> **WHAT TO WORK ON**: Scan the records below for the line with "Give me the Chart.js source for this chart." and the line with "660, 680, 700];", and retype that range exactly, both ends included, pictures excepted.
************
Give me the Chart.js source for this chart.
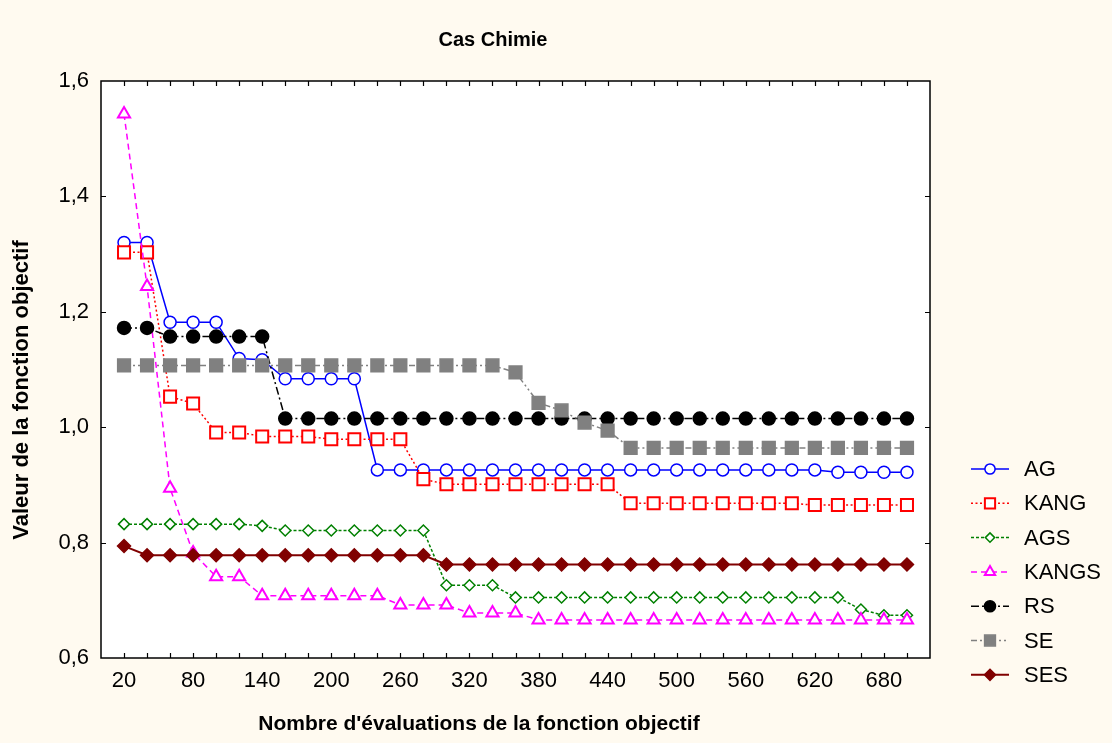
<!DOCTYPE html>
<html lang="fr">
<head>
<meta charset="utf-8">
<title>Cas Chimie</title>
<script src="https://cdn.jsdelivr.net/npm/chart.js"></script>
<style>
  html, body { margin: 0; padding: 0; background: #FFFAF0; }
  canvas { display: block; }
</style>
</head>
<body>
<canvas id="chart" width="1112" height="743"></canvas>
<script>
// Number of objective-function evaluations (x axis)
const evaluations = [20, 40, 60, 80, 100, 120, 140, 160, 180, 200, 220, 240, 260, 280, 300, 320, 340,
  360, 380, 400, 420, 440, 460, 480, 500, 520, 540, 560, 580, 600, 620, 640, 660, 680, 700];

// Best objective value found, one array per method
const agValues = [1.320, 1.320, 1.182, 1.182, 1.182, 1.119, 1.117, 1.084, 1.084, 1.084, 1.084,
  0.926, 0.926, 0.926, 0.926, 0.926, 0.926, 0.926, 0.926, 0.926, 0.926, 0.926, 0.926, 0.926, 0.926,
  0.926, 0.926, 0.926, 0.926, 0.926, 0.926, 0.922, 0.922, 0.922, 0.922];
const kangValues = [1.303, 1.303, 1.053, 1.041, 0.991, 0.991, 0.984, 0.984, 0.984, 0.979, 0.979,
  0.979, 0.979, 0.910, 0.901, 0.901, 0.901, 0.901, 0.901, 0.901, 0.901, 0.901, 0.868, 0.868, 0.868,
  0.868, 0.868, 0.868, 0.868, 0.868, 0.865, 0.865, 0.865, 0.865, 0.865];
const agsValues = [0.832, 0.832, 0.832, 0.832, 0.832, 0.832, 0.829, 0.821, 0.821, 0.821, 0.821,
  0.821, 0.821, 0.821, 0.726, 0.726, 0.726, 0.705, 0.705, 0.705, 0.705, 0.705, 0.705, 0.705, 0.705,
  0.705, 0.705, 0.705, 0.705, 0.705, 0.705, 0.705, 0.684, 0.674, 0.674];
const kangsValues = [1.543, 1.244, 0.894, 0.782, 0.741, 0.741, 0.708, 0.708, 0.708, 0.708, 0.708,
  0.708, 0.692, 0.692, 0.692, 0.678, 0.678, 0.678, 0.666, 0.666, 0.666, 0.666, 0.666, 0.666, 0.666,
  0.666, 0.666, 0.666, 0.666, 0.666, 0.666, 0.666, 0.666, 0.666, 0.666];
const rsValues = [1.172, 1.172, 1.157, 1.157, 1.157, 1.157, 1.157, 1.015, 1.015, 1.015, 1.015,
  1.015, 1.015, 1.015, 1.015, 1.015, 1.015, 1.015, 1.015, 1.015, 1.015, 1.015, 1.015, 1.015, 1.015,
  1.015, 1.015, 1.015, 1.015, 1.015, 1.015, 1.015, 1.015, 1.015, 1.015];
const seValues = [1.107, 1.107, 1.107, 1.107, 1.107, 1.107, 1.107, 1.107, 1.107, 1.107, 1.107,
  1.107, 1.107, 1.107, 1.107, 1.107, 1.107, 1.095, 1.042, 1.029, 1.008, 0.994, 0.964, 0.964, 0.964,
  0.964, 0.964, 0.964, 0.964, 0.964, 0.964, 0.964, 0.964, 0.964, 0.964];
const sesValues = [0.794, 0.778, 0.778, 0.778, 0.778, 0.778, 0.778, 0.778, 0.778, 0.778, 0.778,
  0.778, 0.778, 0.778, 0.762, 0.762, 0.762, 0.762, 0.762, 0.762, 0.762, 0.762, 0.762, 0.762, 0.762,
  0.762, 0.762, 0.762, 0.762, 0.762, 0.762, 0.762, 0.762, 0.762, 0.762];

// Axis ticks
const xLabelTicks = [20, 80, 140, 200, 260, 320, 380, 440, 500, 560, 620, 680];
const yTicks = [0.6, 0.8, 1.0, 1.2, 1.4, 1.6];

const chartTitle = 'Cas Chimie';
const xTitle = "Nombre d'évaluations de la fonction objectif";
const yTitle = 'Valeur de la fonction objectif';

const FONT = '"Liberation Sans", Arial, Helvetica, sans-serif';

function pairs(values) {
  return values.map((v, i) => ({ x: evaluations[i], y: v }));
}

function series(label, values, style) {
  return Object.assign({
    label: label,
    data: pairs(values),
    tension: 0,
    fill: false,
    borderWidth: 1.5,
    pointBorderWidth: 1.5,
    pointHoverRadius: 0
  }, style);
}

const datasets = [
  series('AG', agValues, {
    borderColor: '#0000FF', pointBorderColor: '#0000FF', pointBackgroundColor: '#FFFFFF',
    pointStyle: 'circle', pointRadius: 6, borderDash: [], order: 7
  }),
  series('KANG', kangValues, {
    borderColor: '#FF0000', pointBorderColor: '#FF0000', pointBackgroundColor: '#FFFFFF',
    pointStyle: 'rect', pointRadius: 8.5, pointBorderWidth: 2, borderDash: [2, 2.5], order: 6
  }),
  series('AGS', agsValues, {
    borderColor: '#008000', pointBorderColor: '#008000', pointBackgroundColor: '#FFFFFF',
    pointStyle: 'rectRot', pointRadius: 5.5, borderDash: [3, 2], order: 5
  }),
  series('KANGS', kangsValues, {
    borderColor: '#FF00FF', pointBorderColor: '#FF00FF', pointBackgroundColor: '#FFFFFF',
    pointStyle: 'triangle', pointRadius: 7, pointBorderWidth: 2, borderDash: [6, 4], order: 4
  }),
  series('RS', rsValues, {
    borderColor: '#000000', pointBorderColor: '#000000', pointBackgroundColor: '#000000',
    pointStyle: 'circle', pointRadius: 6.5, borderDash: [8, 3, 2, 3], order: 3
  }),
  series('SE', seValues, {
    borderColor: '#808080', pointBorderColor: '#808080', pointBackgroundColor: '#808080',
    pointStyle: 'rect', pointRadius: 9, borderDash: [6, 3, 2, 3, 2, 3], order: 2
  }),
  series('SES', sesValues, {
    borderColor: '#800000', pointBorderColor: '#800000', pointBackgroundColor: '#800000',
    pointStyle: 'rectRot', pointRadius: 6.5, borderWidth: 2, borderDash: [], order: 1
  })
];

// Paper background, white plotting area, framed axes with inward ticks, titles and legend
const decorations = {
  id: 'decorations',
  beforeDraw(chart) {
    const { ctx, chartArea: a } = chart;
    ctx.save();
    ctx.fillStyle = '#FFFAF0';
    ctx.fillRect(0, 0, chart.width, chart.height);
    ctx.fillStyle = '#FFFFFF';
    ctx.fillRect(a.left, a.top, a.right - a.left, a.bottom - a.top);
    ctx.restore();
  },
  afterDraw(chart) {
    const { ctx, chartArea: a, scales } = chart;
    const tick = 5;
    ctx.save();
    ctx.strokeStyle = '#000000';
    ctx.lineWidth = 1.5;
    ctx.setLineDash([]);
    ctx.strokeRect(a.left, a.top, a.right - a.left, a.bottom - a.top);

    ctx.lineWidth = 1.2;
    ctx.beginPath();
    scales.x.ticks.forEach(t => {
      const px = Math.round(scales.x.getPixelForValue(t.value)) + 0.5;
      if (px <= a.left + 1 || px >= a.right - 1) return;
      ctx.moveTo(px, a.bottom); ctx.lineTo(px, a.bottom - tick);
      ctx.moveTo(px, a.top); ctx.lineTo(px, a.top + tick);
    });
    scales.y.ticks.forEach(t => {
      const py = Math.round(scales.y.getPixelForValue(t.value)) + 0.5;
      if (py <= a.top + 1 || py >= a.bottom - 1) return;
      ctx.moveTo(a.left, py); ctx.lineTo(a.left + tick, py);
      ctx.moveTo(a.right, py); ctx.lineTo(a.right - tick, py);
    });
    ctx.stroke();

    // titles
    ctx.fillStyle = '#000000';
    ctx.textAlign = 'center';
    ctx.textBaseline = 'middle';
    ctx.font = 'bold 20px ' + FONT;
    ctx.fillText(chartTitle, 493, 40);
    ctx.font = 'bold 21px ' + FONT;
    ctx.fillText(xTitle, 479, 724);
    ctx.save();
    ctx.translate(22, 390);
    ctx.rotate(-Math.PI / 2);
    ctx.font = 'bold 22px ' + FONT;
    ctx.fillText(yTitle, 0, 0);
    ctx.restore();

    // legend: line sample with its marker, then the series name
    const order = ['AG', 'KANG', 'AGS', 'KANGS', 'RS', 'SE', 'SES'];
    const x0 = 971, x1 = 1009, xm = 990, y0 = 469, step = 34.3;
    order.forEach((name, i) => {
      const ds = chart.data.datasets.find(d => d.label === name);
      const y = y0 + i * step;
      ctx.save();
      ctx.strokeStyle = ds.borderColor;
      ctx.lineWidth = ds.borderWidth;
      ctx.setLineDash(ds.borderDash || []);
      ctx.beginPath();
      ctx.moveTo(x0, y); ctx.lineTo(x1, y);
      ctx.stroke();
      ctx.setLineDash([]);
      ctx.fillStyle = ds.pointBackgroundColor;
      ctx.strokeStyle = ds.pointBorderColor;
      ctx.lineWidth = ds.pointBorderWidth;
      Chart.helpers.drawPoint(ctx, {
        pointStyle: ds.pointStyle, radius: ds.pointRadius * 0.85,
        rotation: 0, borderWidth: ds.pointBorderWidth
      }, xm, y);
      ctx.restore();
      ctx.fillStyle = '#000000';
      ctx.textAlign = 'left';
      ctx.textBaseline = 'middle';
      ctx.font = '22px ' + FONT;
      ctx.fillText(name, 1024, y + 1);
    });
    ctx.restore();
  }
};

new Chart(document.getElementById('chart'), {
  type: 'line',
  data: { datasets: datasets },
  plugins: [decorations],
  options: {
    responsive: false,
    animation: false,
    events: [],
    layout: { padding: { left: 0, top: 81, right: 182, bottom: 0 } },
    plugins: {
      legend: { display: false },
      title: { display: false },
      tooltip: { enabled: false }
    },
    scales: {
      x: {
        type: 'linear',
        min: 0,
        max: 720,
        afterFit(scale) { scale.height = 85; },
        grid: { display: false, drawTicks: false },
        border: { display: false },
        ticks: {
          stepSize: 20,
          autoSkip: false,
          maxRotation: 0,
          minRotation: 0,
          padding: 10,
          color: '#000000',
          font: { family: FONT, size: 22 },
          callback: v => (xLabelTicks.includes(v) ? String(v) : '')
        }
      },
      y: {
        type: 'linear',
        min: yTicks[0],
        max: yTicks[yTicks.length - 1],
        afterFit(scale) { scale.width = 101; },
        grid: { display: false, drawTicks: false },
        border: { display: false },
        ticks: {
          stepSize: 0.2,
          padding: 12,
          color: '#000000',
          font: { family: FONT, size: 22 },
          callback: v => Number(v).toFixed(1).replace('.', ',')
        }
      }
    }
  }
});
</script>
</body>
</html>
************
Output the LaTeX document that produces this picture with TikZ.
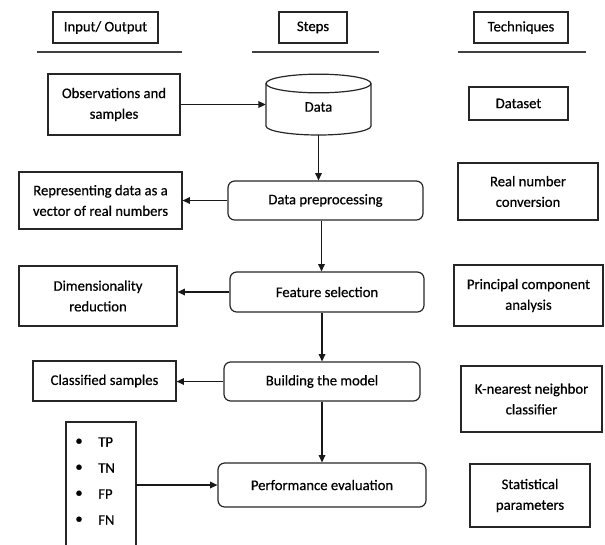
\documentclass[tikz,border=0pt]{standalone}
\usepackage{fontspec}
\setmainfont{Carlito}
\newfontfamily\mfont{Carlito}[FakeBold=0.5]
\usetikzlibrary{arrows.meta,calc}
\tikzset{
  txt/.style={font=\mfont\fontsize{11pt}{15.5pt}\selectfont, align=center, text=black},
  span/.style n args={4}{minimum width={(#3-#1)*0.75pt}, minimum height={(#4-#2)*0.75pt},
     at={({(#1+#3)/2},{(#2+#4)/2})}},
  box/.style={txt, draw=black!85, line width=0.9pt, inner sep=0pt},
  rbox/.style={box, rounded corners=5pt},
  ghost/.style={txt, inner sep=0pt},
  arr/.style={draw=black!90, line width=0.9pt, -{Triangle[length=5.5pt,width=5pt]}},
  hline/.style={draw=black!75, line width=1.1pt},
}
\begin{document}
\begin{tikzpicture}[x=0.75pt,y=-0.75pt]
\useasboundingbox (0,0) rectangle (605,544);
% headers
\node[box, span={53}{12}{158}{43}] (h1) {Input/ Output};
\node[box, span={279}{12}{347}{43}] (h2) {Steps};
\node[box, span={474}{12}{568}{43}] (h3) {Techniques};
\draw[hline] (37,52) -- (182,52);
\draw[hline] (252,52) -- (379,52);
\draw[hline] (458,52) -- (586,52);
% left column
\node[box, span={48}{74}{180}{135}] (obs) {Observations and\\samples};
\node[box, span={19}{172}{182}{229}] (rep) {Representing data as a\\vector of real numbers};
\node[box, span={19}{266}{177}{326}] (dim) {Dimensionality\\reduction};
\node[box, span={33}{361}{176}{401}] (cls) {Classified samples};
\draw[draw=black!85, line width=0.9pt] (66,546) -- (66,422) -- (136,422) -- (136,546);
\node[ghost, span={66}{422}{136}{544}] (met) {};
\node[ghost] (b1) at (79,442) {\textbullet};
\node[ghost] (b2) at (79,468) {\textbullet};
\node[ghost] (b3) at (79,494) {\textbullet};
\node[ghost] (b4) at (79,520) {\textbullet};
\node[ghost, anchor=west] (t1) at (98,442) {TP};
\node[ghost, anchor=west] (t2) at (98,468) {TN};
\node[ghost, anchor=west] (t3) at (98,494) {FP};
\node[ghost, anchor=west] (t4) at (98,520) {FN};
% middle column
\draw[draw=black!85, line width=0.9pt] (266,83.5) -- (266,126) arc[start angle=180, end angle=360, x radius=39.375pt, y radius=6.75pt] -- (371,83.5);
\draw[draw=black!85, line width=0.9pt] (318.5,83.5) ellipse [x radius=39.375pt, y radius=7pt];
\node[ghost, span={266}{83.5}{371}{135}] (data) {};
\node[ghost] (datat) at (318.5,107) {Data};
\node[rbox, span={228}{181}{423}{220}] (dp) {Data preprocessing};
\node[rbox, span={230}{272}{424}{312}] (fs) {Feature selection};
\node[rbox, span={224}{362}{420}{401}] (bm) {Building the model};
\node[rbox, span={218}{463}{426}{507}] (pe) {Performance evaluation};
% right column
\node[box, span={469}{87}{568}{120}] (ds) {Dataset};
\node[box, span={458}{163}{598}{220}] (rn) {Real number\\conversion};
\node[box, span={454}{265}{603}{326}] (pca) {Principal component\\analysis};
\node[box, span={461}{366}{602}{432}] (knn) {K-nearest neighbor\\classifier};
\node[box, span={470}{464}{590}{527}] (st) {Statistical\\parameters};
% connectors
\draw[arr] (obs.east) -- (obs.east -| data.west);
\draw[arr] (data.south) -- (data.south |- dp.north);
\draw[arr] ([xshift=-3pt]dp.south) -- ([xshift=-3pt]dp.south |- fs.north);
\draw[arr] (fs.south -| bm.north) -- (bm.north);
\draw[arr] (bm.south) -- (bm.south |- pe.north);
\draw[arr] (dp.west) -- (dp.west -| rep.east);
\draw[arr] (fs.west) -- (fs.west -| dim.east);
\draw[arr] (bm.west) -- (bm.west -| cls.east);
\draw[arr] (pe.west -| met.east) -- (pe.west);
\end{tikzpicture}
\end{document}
************
> **CORRECT RESULT**:
Give me the Chart.js source for this chart.
<!DOCTYPE html>
<html lang="fr">
<head>
<meta charset="utf-8">
<title>Cas Chimie</title>
<script src="https://cdn.jsdelivr.net/npm/chart.js"></script>
<style>
  html, body { margin: 0; padding: 0; background: #FFFAF0; }
  canvas { display: block; }
</style>
</head>
<body>
<canvas id="chart" width="1112" height="743"></canvas>
<script>
// Number of objective-function evaluations (x axis)
const evaluations = [20, 40, 60, 80, 100, 120, 140, 160, 180, 200, 220, 240, 260, 280, 300, 320, 340,
  360, 380, 400, 420, 440, 460, 480, 500, 520, 540, 560, 580, 600, 620, 640, 660, 680, 700];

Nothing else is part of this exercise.